Things I Learned Reading U.S.A. Today.

I learned that civil rights may have changed the world, however that doesn’t beat the iPod. While I love my iPod, I like equality more. I like that as a result of the Civil Rights movement, at least in the words of the law, we’re all equal. I like that I can marry my cliched soul mate now, which I wouldn’t have really been able to because he’s a different race. Though I would be in accurate to state we currently live in a world of true equality, at least we’re headed there soon. Hopefully.
Granted I say this, while away from my computer on my beloved smart-phone which probably wouldn’t exist without Jobs. But I love my Android more than I will ever love an iPhone, I love my iPod only because it’s better than the others, and I hate Pixar movies. I do appreciate Jobs art of not really creating anything new, but just making things a little bit better.
I didn’t mean this out of disrespect to someone who is a legend in his field, I meant this in awe of how we view importance in America. Personally I am more impressed by changes in our society that moves at a slower pace, than an impact on a field of technology that is in a constant state of change.
Today, reading the U.S.A Today I learned that the Tea Party and anything else political really makes me question ideals. Not just a little either, I really sit there wondering where people come up with some of this stuff.
Where do I even begin? It seems the Tea Party feels the government has too much control. They say the government over stepped its boundaries by mandating everyone has health insurance. As someone from Massachusetts, who has definitely felt the downside of this policy and doesn’t fully support it, I completely understand this. Then I’m stunned to learn most are Pro-life and seem to want to ban abortion. So, I try to talk myself through this. “The government can’t tell me to get health insurance, but abortion is a bad thing the government needs to ban”. Saying it aloud doesn’t make sense of it to me. So then I read most are against gay marriage. With that said, I can’t be told whether or not I have insurance but I can be told what to do if I’m pregnant and I can’t marry for love. Yup, I am sufficiently baffled.

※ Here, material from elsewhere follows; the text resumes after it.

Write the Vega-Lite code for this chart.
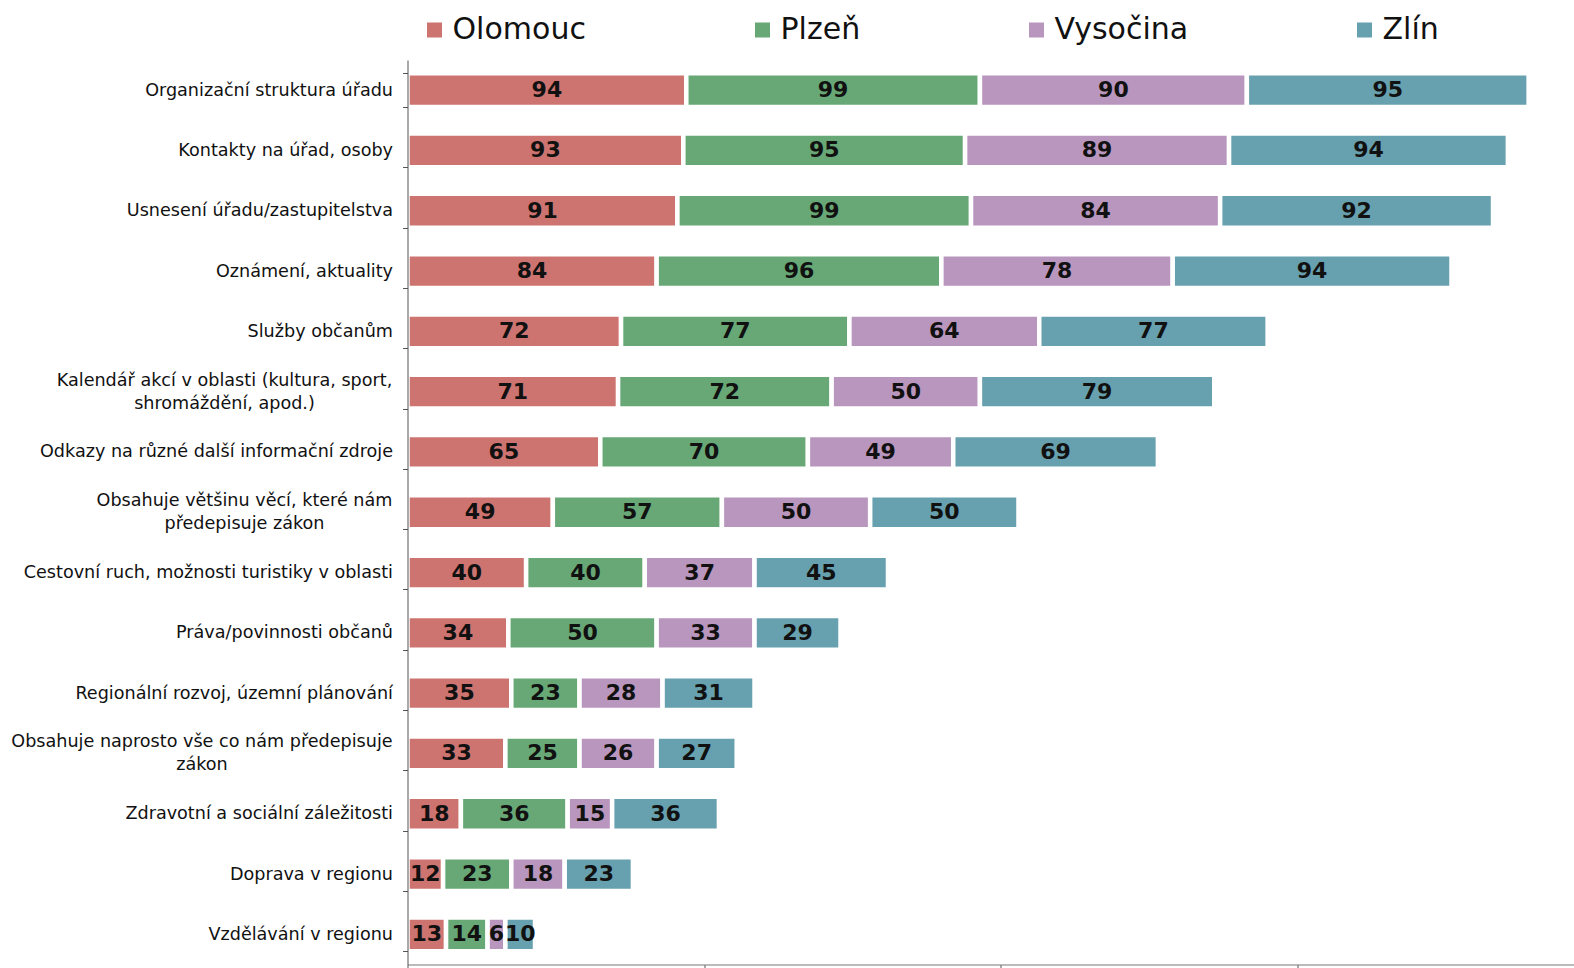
{
  "$schema": "https://vega.github.io/schema/vega-lite/v6.json",
  "width": 1166.5,
  "height": 904.5,
  "autosize": "none",
  "padding": {"left": 407.5, "top": 60, "right": 0, "bottom": 3.5},
  "background": "white",
  "config": {"view": {"stroke": null}, "font": "DejaVu Sans"},
  "data": {"values": [
    {"cat": "Organizační struktura úřadu", "region": "Olomouc", "v": 94},
    {"cat": "Organizační struktura úřadu", "region": "Plzeň", "v": 99},
    {"cat": "Organizační struktura úřadu", "region": "Vysočina", "v": 90},
    {"cat": "Organizační struktura úřadu", "region": "Zlín", "v": 95},
    {"cat": "Kontakty na úřad, osoby", "region": "Olomouc", "v": 93},
    {"cat": "Kontakty na úřad, osoby", "region": "Plzeň", "v": 95},
    {"cat": "Kontakty na úřad, osoby", "region": "Vysočina", "v": 89},
    {"cat": "Kontakty na úřad, osoby", "region": "Zlín", "v": 94},
    {"cat": "Usnesení úřadu/zastupitelstva", "region": "Olomouc", "v": 91},
    {"cat": "Usnesení úřadu/zastupitelstva", "region": "Plzeň", "v": 99},
    {"cat": "Usnesení úřadu/zastupitelstva", "region": "Vysočina", "v": 84},
    {"cat": "Usnesení úřadu/zastupitelstva", "region": "Zlín", "v": 92},
    {"cat": "Oznámení, aktuality", "region": "Olomouc", "v": 84},
    {"cat": "Oznámení, aktuality", "region": "Plzeň", "v": 96},
    {"cat": "Oznámení, aktuality", "region": "Vysočina", "v": 78},
    {"cat": "Oznámení, aktuality", "region": "Zlín", "v": 94},
    {"cat": "Služby občanům", "region": "Olomouc", "v": 72},
    {"cat": "Služby občanům", "region": "Plzeň", "v": 77},
    {"cat": "Služby občanům", "region": "Vysočina", "v": 64},
    {"cat": "Služby občanům", "region": "Zlín", "v": 77},
    {"cat": "Kalendář akcí v oblasti (kultura, sport, shromáždění, apod.)", "region": "Olomouc", "v": 71},
    {"cat": "Kalendář akcí v oblasti (kultura, sport, shromáždění, apod.)", "region": "Plzeň", "v": 72},
    {"cat": "Kalendář akcí v oblasti (kultura, sport, shromáždění, apod.)", "region": "Vysočina", "v": 50},
    {"cat": "Kalendář akcí v oblasti (kultura, sport, shromáždění, apod.)", "region": "Zlín", "v": 79},
    {"cat": "Odkazy na různé další informační zdroje", "region": "Olomouc", "v": 65},
    {"cat": "Odkazy na různé další informační zdroje", "region": "Plzeň", "v": 70},
    {"cat": "Odkazy na různé další informační zdroje", "region": "Vysočina", "v": 49},
    {"cat": "Odkazy na různé další informační zdroje", "region": "Zlín", "v": 69},
    {"cat": "Obsahuje většinu věcí, které nám předepisuje zákon", "region": "Olomouc", "v": 49},
    {"cat": "Obsahuje většinu věcí, které nám předepisuje zákon", "region": "Plzeň", "v": 57},
    {"cat": "Obsahuje většinu věcí, které nám předepisuje zákon", "region": "Vysočina", "v": 50},
    {"cat": "Obsahuje většinu věcí, které nám předepisuje zákon", "region": "Zlín", "v": 50},
    {"cat": "Cestovní ruch, možnosti turistiky v oblasti", "region": "Olomouc", "v": 40},
    {"cat": "Cestovní ruch, možnosti turistiky v oblasti", "region": "Plzeň", "v": 40},
    {"cat": "Cestovní ruch, možnosti turistiky v oblasti", "region": "Vysočina", "v": 37},
    {"cat": "Cestovní ruch, možnosti turistiky v oblasti", "region": "Zlín", "v": 45},
    {"cat": "Práva/povinnosti občanů", "region": "Olomouc", "v": 34},
    {"cat": "Práva/povinnosti občanů", "region": "Plzeň", "v": 50},
    {"cat": "Práva/povinnosti občanů", "region": "Vysočina", "v": 33},
    {"cat": "Práva/povinnosti občanů", "region": "Zlín", "v": 29},
    {"cat": "Regionální rozvoj, územní plánování", "region": "Olomouc", "v": 35},
    {"cat": "Regionální rozvoj, územní plánování", "region": "Plzeň", "v": 23},
    {"cat": "Regionální rozvoj, územní plánování", "region": "Vysočina", "v": 28},
    {"cat": "Regionální rozvoj, územní plánování", "region": "Zlín", "v": 31},
    {"cat": "Obsahuje naprosto vše co nám předepisuje zákon", "region": "Olomouc", "v": 33},
    {"cat": "Obsahuje naprosto vše co nám předepisuje zákon", "region": "Plzeň", "v": 25},
    {"cat": "Obsahuje naprosto vše co nám předepisuje zákon", "region": "Vysočina", "v": 26},
    {"cat": "Obsahuje naprosto vše co nám předepisuje zákon", "region": "Zlín", "v": 27},
    {"cat": "Zdravotní a sociální záležitosti", "region": "Olomouc", "v": 18},
    {"cat": "Zdravotní a sociální záležitosti", "region": "Plzeň", "v": 36},
    {"cat": "Zdravotní a sociální záležitosti", "region": "Vysočina", "v": 15},
    {"cat": "Zdravotní a sociální záležitosti", "region": "Zlín", "v": 36},
    {"cat": "Doprava v regionu", "region": "Olomouc", "v": 12},
    {"cat": "Doprava v regionu", "region": "Plzeň", "v": 23},
    {"cat": "Doprava v regionu", "region": "Vysočina", "v": 18},
    {"cat": "Doprava v regionu", "region": "Zlín", "v": 23},
    {"cat": "Vzdělávání v regionu", "region": "Olomouc", "v": 13},
    {"cat": "Vzdělávání v regionu", "region": "Plzeň", "v": 14},
    {"cat": "Vzdělávání v regionu", "region": "Vysočina", "v": 6},
    {"cat": "Vzdělávání v regionu", "region": "Zlín", "v": 10}
  ]},
  "transform": [
    {"stack": "v", "groupby": ["cat"], "sort": [{"field": "region", "order": "ascending"}], "as": ["v0", "v1"]},
    {"calculate": "(datum.v0 + datum.v1) / 2", "as": "mid"}
  ],
  "encoding": {
    "y": {
      "field": "cat",
      "type": "nominal",
      "sort": [
        "Organizační struktura úřadu",
        "Kontakty na úřad, osoby",
        "Usnesení úřadu/zastupitelstva",
        "Oznámení, aktuality",
        "Služby občanům",
        "Kalendář akcí v oblasti (kultura, sport, shromáždění, apod.)",
        "Odkazy na různé další informační zdroje",
        "Obsahuje většinu věcí, které nám předepisuje zákon",
        "Cestovní ruch, možnosti turistiky v oblasti",
        "Práva/povinnosti občanů",
        "Regionální rozvoj, územní plánování",
        "Obsahuje naprosto vše co nám předepisuje zákon",
        "Zdravotní a sociální záležitosti",
        "Doprava v regionu",
        "Vzdělávání v regionu"
      ],
      "scale": {"paddingInner": 0.44, "paddingOuter": 0.22},
      "axis": {
        "title": null,
        "zindex": 1,
        "domainColor": "#555555",
        "tickColor": "#555555",
        "tickSize": 5,
        "tickBand": "extent",
        "labelFontSize": 17.6,
        "labelColor": "#111111",
        "labelLimit": 500,
        "labelLineHeight": 23,
        "labelAlign": {"condition": {"test": "datum.value == 'Kalendář akcí v oblasti (kultura, sport, shromáždění, apod.)' || datum.value == 'Obsahuje většinu věcí, které nám předepisuje zákon' || datum.value == 'Obsahuje naprosto vše co nám předepisuje zákon'", "value": "center"}, "value": "right"},
        "labelPadding": {"condition": [
          {"test": "datum.value == 'Kalendář akcí v oblasti (kultura, sport, shromáždění, apod.)'", "value": 178.5},
          {"test": "datum.value == 'Obsahuje většinu věcí, které nám předepisuje zákon'", "value": 158.5},
          {"test": "datum.value == 'Obsahuje naprosto vše co nám předepisuje zákon'", "value": 201}
        ], "value": 10},
        "labelOffset": {"condition": {"test": "datum.value == 'Kalendář akcí v oblasti (kultura, sport, shromáždění, apod.)' || datum.value == 'Obsahuje většinu věcí, které nám předepisuje zákon' || datum.value == 'Obsahuje naprosto vše co nám předepisuje zákon'", "value": -11.5}, "value": 0},
        "labelExpr": "datum.value == 'Kalendář akcí v oblasti (kultura, sport, shromáždění, apod.)' ? ['Kalendář akcí v oblasti (kultura, sport,', 'shromáždění, apod.)'] : datum.value == 'Obsahuje většinu věcí, které nám předepisuje zákon' ? ['Obsahuje většinu věcí, které nám', 'předepisuje zákon'] : datum.value == 'Obsahuje naprosto vše co nám předepisuje zákon' ? ['Obsahuje naprosto vše co nám předepisuje', 'zákon'] : datum.value"
      }
    }
  },
  "layer": [
    {
      "mark": {"type": "bar", "stroke": "white", "strokeWidth": 4.5},
      "encoding": {
        "x": {
          "field": "v0",
          "type": "quantitative",
          "scale": {"domain": [0, 393.3], "nice": false, "zero": true},
          "axis": {
            "title": null,
            "zindex": 1,
            "labels": false,
            "grid": false,
            "values": [0, 100, 200, 300],
            "domainColor": "#777777",
            "tickColor": "#555555",
            "tickSize": 6
          }
        },
        "x2": {"field": "v1"},
        "color": {
          "field": "region",
          "type": "nominal",
          "scale": {
            "domain": ["Olomouc", "Plzeň", "Vysočina", "Zlín"],
            "range": ["#CD7470", "#67A876", "#B996BE", "#67A0AE"]
          },
          "legend": {
            "title": null,
            "orient": "none",
            "legendX": 12,
            "legendY": -45,
            "direction": "horizontal",
            "columns": 4,
            "gridAlign": "none",
            "columnPadding": 161,
            "symbolType": "square",
            "symbolSize": 225,
            "symbolStrokeWidth": 0,
            "labelFontSize": 30,
            "labelColor": "#111111",
            "labelOffset": 3,
            "labelLimit": 400
          }
        }
      }
    },
    {
      "mark": {"type": "text", "fontWeight": "bold", "fontSize": 22, "color": "#111111", "baseline": "middle", "align": "center"},
      "encoding": {
        "x": {"field": "mid", "type": "quantitative"},
        "text": {"field": "v", "type": "quantitative"}
      }
    }
  ]
}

Then I really read something that contorted my face into such a twist: there was a Tea Partier that felt we need to return back to the ideals of the constitution. Yes, I agree with you. Finally I found someone who made sense and they change my idea.of the tea party. Only then I read to a quote stating “no where does it say in the constitution that we need to separate church and state”. Really, no where?
I can forgive general hypocrisy of controlling citizens’ bodies. I can even forgive that they want to lessen government control and let states control their own education, but force schools to learn creationism alongside evolution. I can’t seem to ignore how the constitution doesn’t cause a separation between church and state. Unless I missed something in high school civics class, though I doubt I could even screw that up.
Something else I learned today: Being an American citizen that supports al-Qaeda is different from being a foreign grown one. In reading the Op-Ed section, one close to my heart because that and humorous columns were among my dream “to-do” list, I saw a reader comment on the American drone bombing of one of our own. He was angry that we decided to kill him without due process. He was an American, one of us. He deserved better. He deserves better than the other terrorists we stuff in camps to torture without due process? I remember people in an uproar when we started to try terrorists. I don’t understand the logic, at all.
The most important lesson I learned reading my complimentary copy of U.S.A today is why I avoid newspapers: Why I never read newspapers. I don’t think I learned anything of true value, except an incredible urge to become more cynical. That’s really what I needed, more reasons to feel cynical.